Wednesday, November 29, 2017

Review: Draft No. 4

Draft No. 4 Draft No. 4 by John McPhee
My rating: 3 of 5 stars

Review of John McPhee’s Draft No. 4

So I was at that point in my own work of extended nonfiction writing – the point where I can’t decide whether I am essentially finished or need to start over with chapter one – when it seemed like a good idea to talk my troubles over with someone who’d been through them before. And who could be better than John McPhee, arguably the premier nonfiction writer of the last generation?

The good news is that McPhee talks here about wrestling with some of the same things that are weighing on me now. In his chapter on “Structure,” for instance, he talks about a kind of base, architectural sense to a prose piece. I get it, I think, and I feel good about myself for getting it. He’s letting me (us) in on technical talk. It’s esoteric, but that’s OK. We’re in the same business. If we were guitarists, it might be a matter of unusual tunings.

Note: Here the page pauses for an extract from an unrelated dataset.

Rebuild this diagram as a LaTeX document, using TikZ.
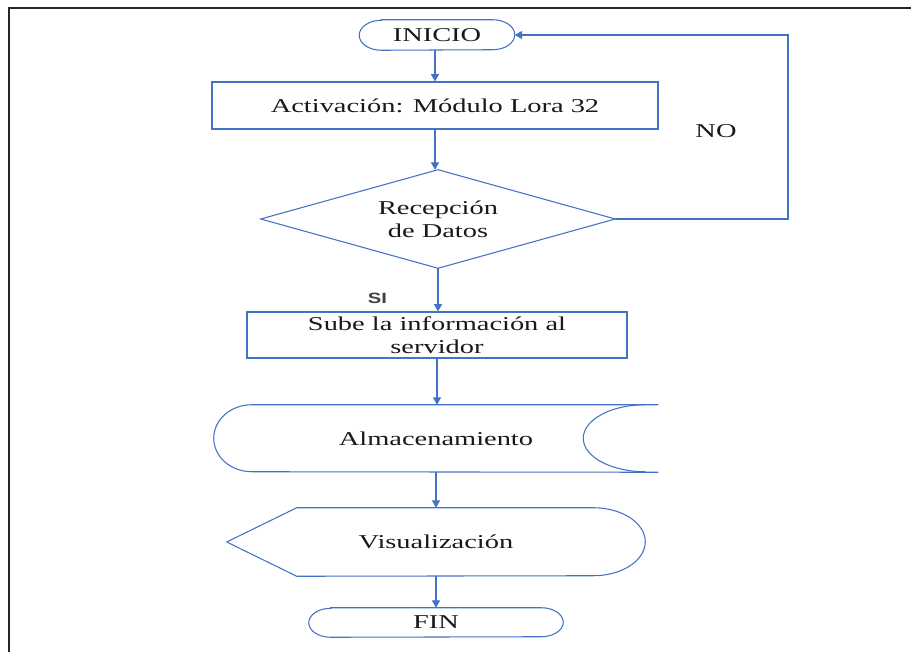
\documentclass[tikz,border=0pt]{standalone}
\usepackage{fontspec}
\setmainfont{Liberation Serif}[FakeStretch=1.45]
\newfontfamily\silabel{Liberation Sans}[FakeStretch=1.35]
\usetikzlibrary{arrows.meta,calc}
\definecolor{fblue}{HTML}{4472C4}
\tikzset{
  fl/.style={draw=fblue,line width=0.8pt},
  arr/.style={draw=fblue,line width=0.8pt,-{Triangle[length=5.5pt,width=6pt]}},
  box/.style={inner sep=0pt,font=\fontsize{14.7}{17}\selectfont,align=center,text=black!90},
}
\begin{document}
\begin{tikzpicture}[x=0.75pt,y=-0.75pt]
\useasboundingbox (0,0) rectangle (911,652);
\fill[white] (0,0) rectangle (911,652);
% frame
\draw[line width=1.6pt,black!85] (9,652) -- (9,8) -- (911,8);

% nodes
\node[box,minimum width=116.25pt,minimum height=22.5pt] (ini) at (437,35) {INICIO};
\node[box,fl,minimum width=334.5pt,minimum height=35.25pt] (act) at (435,105.5) {Activación: Módulo Lora 32};
\node[box,minimum width=265.5pt,minimum height=73.5pt] (dia) at (438,219) {Recepción\\de Datos};
\node[box,fl,minimum width=285pt,minimum height=34.5pt] (sub) at (437,335) {Sube la información al\\servidor};
\node[box,minimum width=333pt,minimum height=50.25pt] (alm) at (436,438.5) {Almacenamiento};
\node[box,minimum width=313.5pt,minimum height=51pt] (vis) at (436,542) {Visualización};
\node[box,minimum width=190.5pt,minimum height=21.75pt] (fin) at (436,622.5) {FIN};
\node[box] (no) at (716,131) {NO};
\node[inner sep=0pt,font=\silabel\bfseries\fontsize{11.2}{13}\selectfont,text=black!75] (si) at (377.5,298) {SI};

% shapes
\draw[fl] ($(ini.north west)+(22,0)$) -- ($(ini.north east)+(-22,0)$)
  arc[start angle=90,end angle=-90,x radius=16.5pt,y radius=11.25pt]
  -- ($(ini.south west)+(22,0)$)
  arc[start angle=270,end angle=90,x radius=16.5pt,y radius=11.25pt] -- cycle;
\draw[fl] (dia.north) -- (dia.east) -- (dia.south) -- (dia.west) -- cycle;
\draw[fl] (alm.north east) -- ($(alm.north west)+(38,0)$)
  arc[start angle=90,end angle=270,x radius=28.5pt,y radius=25.125pt]
  -- (alm.south east);
\draw[fl] ($(alm.north east)+(-13,0)$)
  arc[start angle=90,end angle=270,x radius=46.5pt,y radius=25.125pt];
\draw[fl] (vis.west) -- ($(vis.north west)+(70,0)$) -- ($(vis.north east)+(-52,0)$)
  arc[start angle=90,end angle=-90,x radius=39pt,y radius=25.5pt]
  -- ($(vis.south west)+(70,0)$) -- cycle;
\draw[fl] ($(fin.north west)+(22,0)$) -- ($(fin.north east)+(-22,0)$)
  arc[start angle=90,end angle=-90,x radius=16.5pt,y radius=10.875pt]
  -- ($(fin.south west)+(22,0)$)
  arc[start angle=270,end angle=90,x radius=16.5pt,y radius=10.875pt] -- cycle;

% connectors
\coordinate (fbx) at (788,0);
\draw[arr] (ini.south -| act.north) -- (act.north);
\draw[arr] (act.south) -- (act.south |- dia.north);
\draw[arr] (dia.south) -- (dia.south |- sub.north);
\draw[arr] (sub.south) -- (sub.south |- alm.north);
\draw[arr] (alm.south) -- (alm.south |- vis.north);
\draw[arr] (vis.south) -- (vis.south |- fin.north);
\draw[arr] (dia.east) -- (dia.east -| fbx) |- (ini.east);
\end{tikzpicture}
\end{document}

If we were tailors, it might be about the nature of inseams.

And there is a lot of that good news. Just about every one of these chapters has something to offer. He talks about the nature of facts in nonfiction, siding with me (and with every serious thinker on the subject I know save a single writer who led a workshop I was in) that, if you know you’ve invented anything, or even if you suspect you’ve gotten anything wrong, then what you have is fiction, not nonfiction. It’s often fun to hear him talk about the various lengths his New Yorker fact checkers would go to determine whether the plaque on Sylvia Plath’s old apartment is the color and style the author declared or whether a World War II Japanese fire balloon really landed on the roof of the facility where they worked on the Manhattan Project.

I have gotten a decent splash of what I wanted when I picked up this book. It’s comforting to think about how I might abstract the organization of my own manuscript – about the geometric shape I could use to sketch it. It’s comforting as well to think about the matter of “omission.” There are great nuggets that just don’t fit. And it’s inspiring to hear him talk about the nature of interviewing subjects; I can see how talk show hosts do it, but it seems a different art for writers like him (and maybe like me). One good tip: you know the nuggets when you find them.

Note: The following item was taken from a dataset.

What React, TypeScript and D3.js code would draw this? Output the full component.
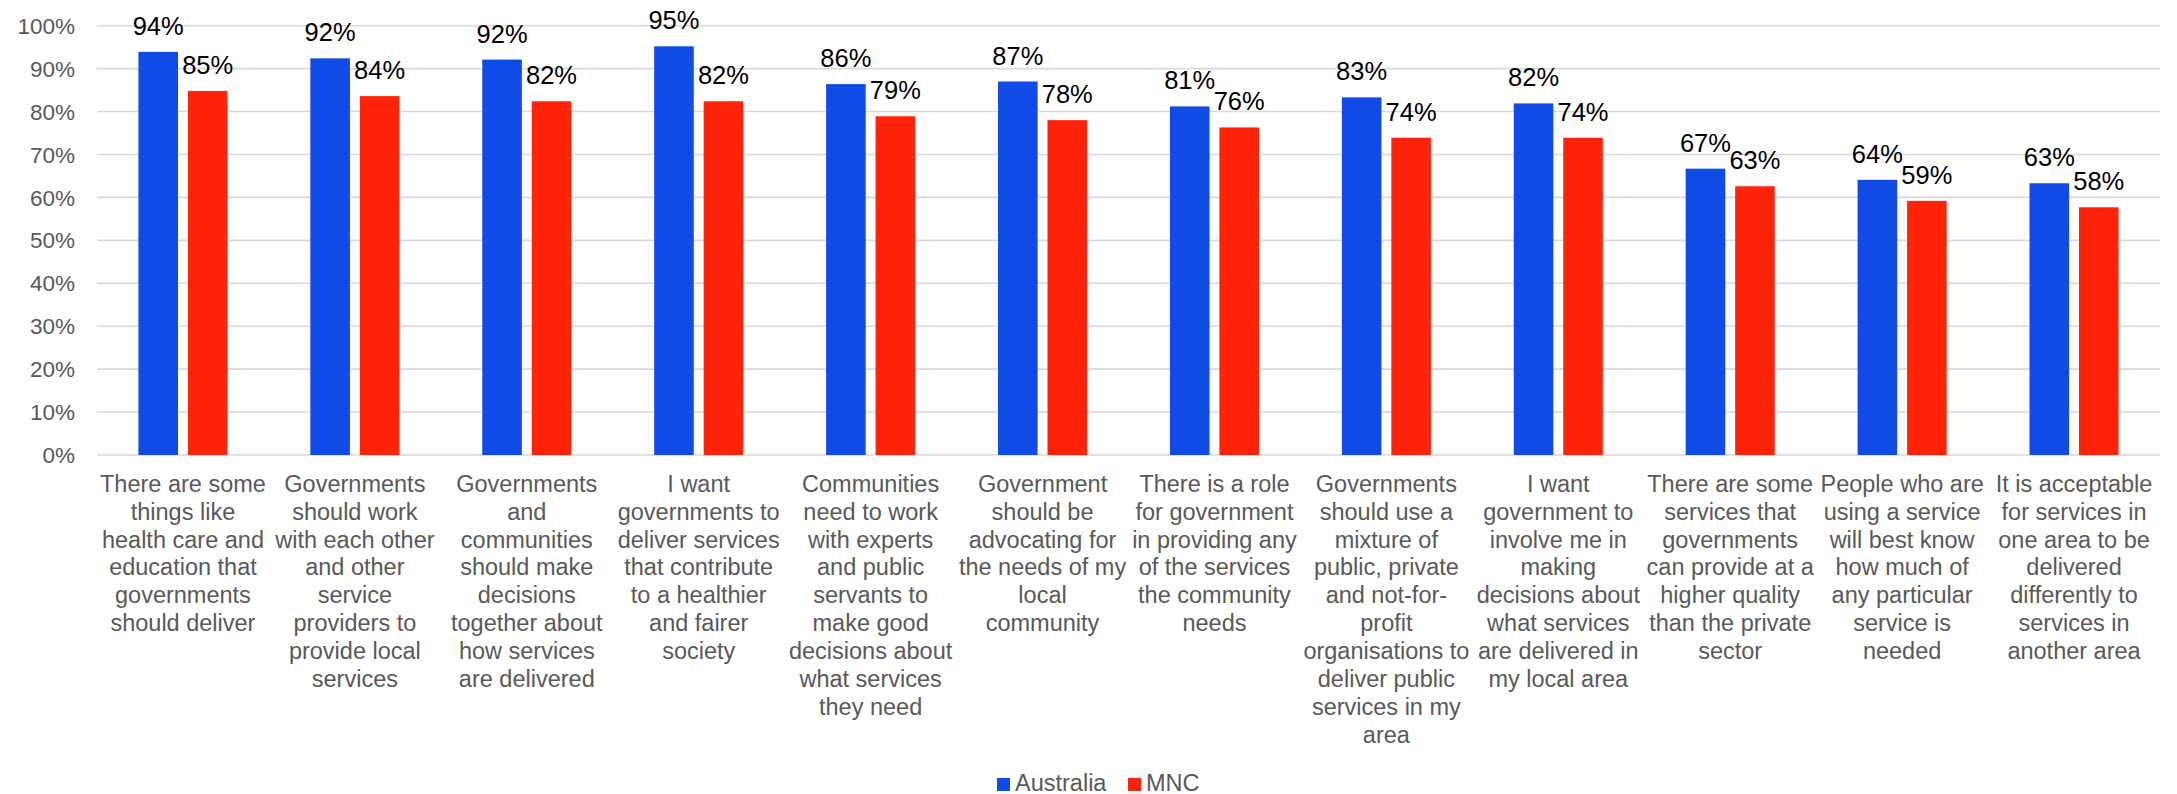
import React from "react";
import * as d3 from "d3";

const categories: string[][] = [
  ["There are some", "things like", "health care and", "education that", "governments", "should deliver"],
  ["Governments", "should work", "with each other", "and other", "service", "providers to", "provide local", "services"],
  ["Governments", "and", "communities", "should make", "decisions", "together about", "how services", "are delivered"],
  ["I want", "governments to", "deliver services", "that contribute", "to a healthier", "and fairer", "society"],
  ["Communities", "need to work", "with experts", "and public", "servants to", "make good", "decisions about", "what services", "they need"],
  ["Government", "should be", "advocating for", "the needs of my", "local", "community"],
  ["There is a role", "for government", "in providing any", "of the services", "the community", "needs"],
  ["Governments", "should use a", "mixture of", "public, private", "and not-for-", "profit", "organisations to", "deliver public", "services in my", "area"],
  ["I want", "government to", "involve me in", "making", "decisions about", "what services", "are delivered in", "my local area"],
  ["There are some", "services that", "governments", "can provide at a", "higher quality", "than the private", "sector"],
  ["People who are", "using a service", "will best know", "how much of", "any particular", "service is", "needed"],
  ["It is acceptable", "for services in", "one area to be", "delivered", "differently to", "services in", "another area"],
];

const seriesNames = ["Australia", "MNC"];
const australia = [93.9, 92.4, 92.1, 95.2, 86.4, 87.0, 81.2, 83.3, 81.9, 66.7, 64.1, 63.3];
const mnc = [84.8, 83.6, 82.4, 82.4, 78.9, 78.0, 76.3, 73.9, 73.9, 62.6, 59.2, 57.7];
const yTicks = [0, 10, 20, 30, 40, 50, 60, 70, 80, 90, 100];

const COLORS = ["#114BE6", "#FF2309"];
const FONT = "'Liberation Sans', Arial, sans-serif";

export default function App() {
  const W = 2177, H = 794;
  const left = 97, right = 2160, top = 25.7, bottom = 455;
  const idx = categories.map((_, i) => i);
  const x0 = d3.scaleBand<number>().domain(idx).range([left, right]).paddingInner(0).paddingOuter(0);
  const bw = x0.bandwidth();
  const x1 = d3.scaleBand<string>().domain(seriesNames).range([bw / 2 - 0.259 * bw, bw / 2 + 0.259 * bw]).paddingInner(0.2);
  const y = d3.scaleLinear().domain([0, 100]).range([bottom, top]);
  const fmt = d3.format(".0%");
  const series = [australia, mnc];
  const lineH = 27.9;

  return (
    <svg width={W} height={H} style={{ position: "absolute", left: 0, top: 0, background: "#fff" }} fontFamily={FONT}>
      {yTicks.map((t) => (
        <g key={t}>
          <line x1={left} x2={right} y1={y(t)} y2={y(t)} stroke="#D9D9D9" strokeWidth={1.6} />
          <text x={75} y={y(t)} dy="0.36em" textAnchor="end" fontSize={22.5} fill="#595959">
            {t}%
          </text>
        </g>
      ))}
      {series.map((vals, s) =>
        vals.map((v, i) => {
          const bx = (x0(i) as number) + (x1(seriesNames[s]) as number);
          return (
            <g key={`${s}-${i}`}>
              <rect x={bx} y={y(v)} width={x1.bandwidth()} height={y(0) - y(v)} fill={COLORS[s]} />
              <text x={bx + x1.bandwidth() / 2} y={y(v) - 17} textAnchor="middle" fontSize={25.5} fill="#000">
                {fmt(Math.round(v) / 100)}
              </text>
            </g>
          );
        })
      )}
      {categories.map((lines, i) => (
        <text key={i} textAnchor="middle" fontSize={23.5} fill="#595959">
          {lines.map((ln, j) => (
            <tspan key={j} x={(x0(i) as number) + bw / 2} y={491.7 + j * lineH}>
              {ln}
            </tspan>
          ))}
        </text>
      ))}
      <g>
        <rect x={997} y={778} width={13} height={13} fill={COLORS[0]} />
        <text x={1015} y={791} fontSize={23.5} fill="#595959">{seriesNames[0]}</text>
        <rect x={1128} y={778} width={13} height={13} fill={COLORS[1]} />
        <text x={1146} y={791} fontSize={23.5} fill="#595959">{seriesNames[1]}</text>
      </g>
    </svg>
  );
}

Given all that, I feel grateful that this book has come out at just the moment I need it. I have, in fact, set a record for least time between discovering a book in the New York Times Review of Books and then reading it in full: three days.

But, I have to throw a little shade, too. In tone here, it feels as if, hearing my questions (and my questions are implicitly the questions his students and other would-be writers ask) he feels license to go in whatever direction his mind takes him. He’s the one who says he’s writing about writing, but it often drifts into memoir. That, in itself, is fine – I wouldn’t be reading this if it weren’t from the great John McPhee. (And that’s not sarcasm even if it sounds a bit like it.) But there are times when the self-references seem to assume more familiarity with his life and oevre than I bargained for, when it feels as if he’s walking down the hall and assuming I’m at his heels hanging on his every word. It’s a privileged tone, and I guess I prefer a less condescending one.

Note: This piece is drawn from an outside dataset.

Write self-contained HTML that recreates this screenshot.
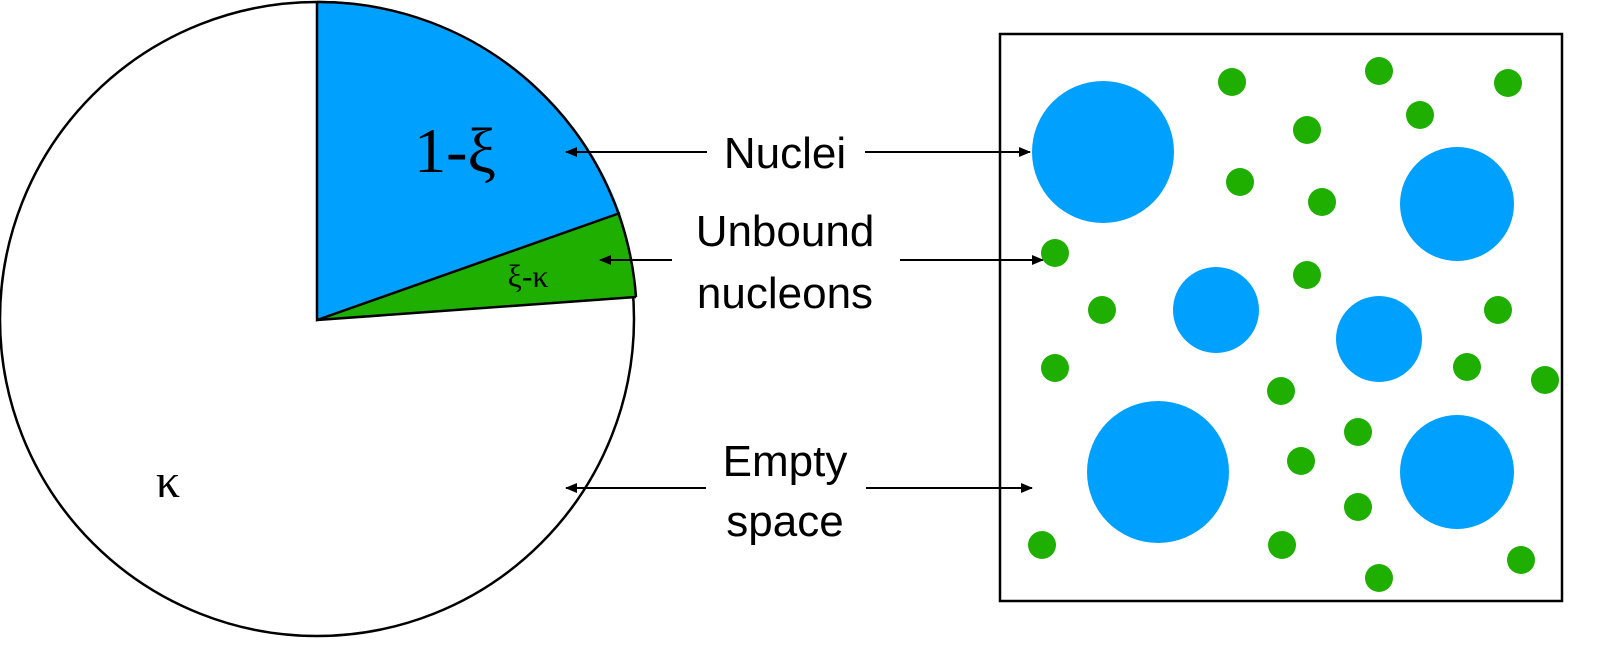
<!DOCTYPE html>
<html><head><meta charset="utf-8"><style>html,body{margin:0;padding:0;background:#fff;overflow:hidden;width:1600px;height:650px}svg{display:block}</style></head><body>
<svg width="1600" height="650" viewBox="0 0 1600 650" xmlns="http://www.w3.org/2000/svg">
<defs><marker id="a" markerWidth="12" markerHeight="10" refX="11" refY="5" orient="auto" markerUnits="userSpaceOnUse"><path d="M0,0 L12,5 L0,10 Z" fill="#000"/></marker></defs>
<circle cx="317" cy="319" r="317" fill="#fff" stroke="#000" stroke-width="2.5"/>
<path d="M317,320 L317,2 A318,318 0 0 1 620,213 Z" fill="#00a0ff"/>
<path d="M317,320 L620,213 A318,318 0 0 1 636,297 Z" fill="#1eaf00"/>
<path d="M317,2 L317,320 L620,213 M317,320 L636,297" stroke="#000" stroke-width="2.5" fill="none"/>
<path d="M317,2 A318,318 0 0 1 636,297" stroke="#000" stroke-width="2.5" fill="none"/>
<text x="455" y="172" font-family="Liberation Serif, serif" font-size="64" text-anchor="middle">1-ξ</text>
<text x="528" y="287" font-family="Liberation Serif, serif" font-size="32" text-anchor="middle">ξ-κ</text>
<text x="168" y="497" font-family="Liberation Serif, serif" font-size="48" text-anchor="middle">κ</text>
<g font-family="Liberation Sans, sans-serif" font-size="44" text-anchor="middle">
<text x="785" y="168">Nuclei</text>
<text x="785" y="246">Unbound</text>
<text x="785" y="308">nucleons</text>
<text x="785" y="476">Empty</text>
<text x="785" y="536">space</text>
</g>
<g stroke="#000" stroke-width="2" marker-end="url(#a)">
<line x1="707" y1="152" x2="566" y2="152"/><line x1="865" y1="152" x2="1030" y2="152"/>
<line x1="672" y1="260" x2="600" y2="260"/><line x1="900" y1="260" x2="1043" y2="260"/>
<line x1="706" y1="488" x2="566" y2="488"/><line x1="866" y1="488" x2="1032" y2="488"/>
</g>
<rect x="1000" y="34" width="562" height="567" fill="none" stroke="#000" stroke-width="2.5"/>
<g fill="#00a0ff">
<circle cx="1103" cy="152" r="71"/><circle cx="1457" cy="204" r="57"/><circle cx="1216" cy="310" r="43"/>
<circle cx="1379" cy="339" r="43"/><circle cx="1158" cy="472" r="71"/><circle cx="1457" cy="472" r="57"/>
</g>
<g fill="#1eaf00">
<circle cx="1232" cy="82" r="14"/><circle cx="1379" cy="71" r="14"/><circle cx="1508" cy="83" r="14"/><circle cx="1420" cy="115" r="14"/>
<circle cx="1307" cy="130" r="14"/><circle cx="1240" cy="182" r="14"/><circle cx="1322" cy="202" r="14"/><circle cx="1055" cy="253" r="14"/>
<circle cx="1307" cy="275" r="14"/><circle cx="1102" cy="310" r="14"/><circle cx="1498" cy="310" r="14"/><circle cx="1055" cy="368" r="14"/>
<circle cx="1467" cy="367" r="14"/><circle cx="1545" cy="380" r="14"/><circle cx="1281" cy="391" r="14"/><circle cx="1358" cy="432" r="14"/>
<circle cx="1301" cy="461" r="14"/><circle cx="1358" cy="507" r="14"/><circle cx="1042" cy="545" r="14"/><circle cx="1282" cy="545" r="14"/>
<circle cx="1521" cy="560" r="14"/><circle cx="1379" cy="578" r="14"/>
</g>
</svg>
</body></html>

In one of the later chapters, he talks about frame of reference, mocking himself and other writers for assuming that readers will get references that may be out of date or obscure. In many instances, I have that reaction to his stories. At times he describes an editor or writer from the New Yorker in detail; at others he presumes we know someone or that we recognize the standing of one mid-century magazine versus another.

Overall, I’m happy to forgive that mild self-centeredness. The lessons he has to impart are the product of an idiosyncratic career as a writer, so I’ll accept them idiosyncratically. I’ll also appreciate the digressions and stories that grow out of and give prelude to those lessons.

Still, as a Midwesterner who lived in New York only briefly – not long enough to adapt to the omnipresent bustle – I feel a bit removed from the wisdom here. Every story and every writer is different is a cardinal principle, and I endorse it. But sometimes here I feel as if the experienced man who’s helping me is also reminding me that his world is so different from mine that I’m going to have to solve my writing problems on my own.